I liked the idea of the orphanage that raised kids to be super detectives, but I never liked Near remotely as much as L, and Mello was way too weird to identify with. Books 8-11 felt like a chore at times, but the last book was very satisfying. You should watch the 2 live action movies. They change the story quite a bit (no Near and Mello), and are pretty fun.

Jason said...

I had read up until volume 6 before I hit a time where the library couldn't get vol. 7 so I just kinda lost interest. I agree that the book is really awesome for those first few volumes, but it does go from "clever" to "stupid" eventually.

I actually watched the first of the live-action movies last night, and it was OK, the only problem is, Light's arrogance is far more annoying on screen than on the page. You want that little fucker to get caught the whole time, plus, they really don't spend much time building up is goal of saving the world, so he just comes off as a kid on a power trip.

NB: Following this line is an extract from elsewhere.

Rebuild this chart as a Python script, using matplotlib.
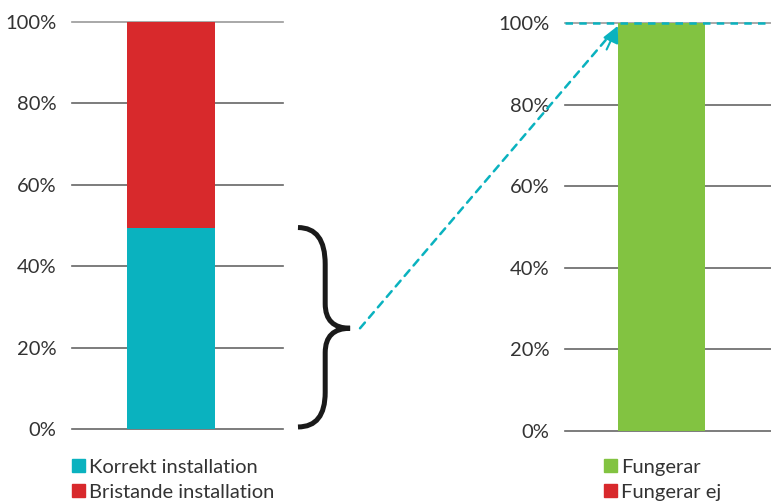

Incidentally, you're right, "Kira" is a Japanese bastardization of the english word "killer".

Jake said...

I can see how Light could easily come off that way, Jason. I wondered how others felt about Light because of that. He's the protagonist, but he's also a mass murderer, so there's a morality question.

I have a friend with whom I've had a debate about "The Shield" since the first season. He watches it waiting to see Vic Mackey get caught; I watch to see Vic Mackey squirm out of whatever trouble he's gotten into. He thinks Vic's actions are inexcusable because he's a cop; I see Vic's actions as a good cop doing what it takes to keep crime down by any means necessary. Both of us can't believe anyone would feel the other way.

I wanted him to read Death Note largely for that reason. The ending, where Light gets him comeuppance is pretty cool (if only it hadn't taken so long to get there and if only Near hadn't been the one to finally catch him), and it made me wonder if "The Shield" will end similarly.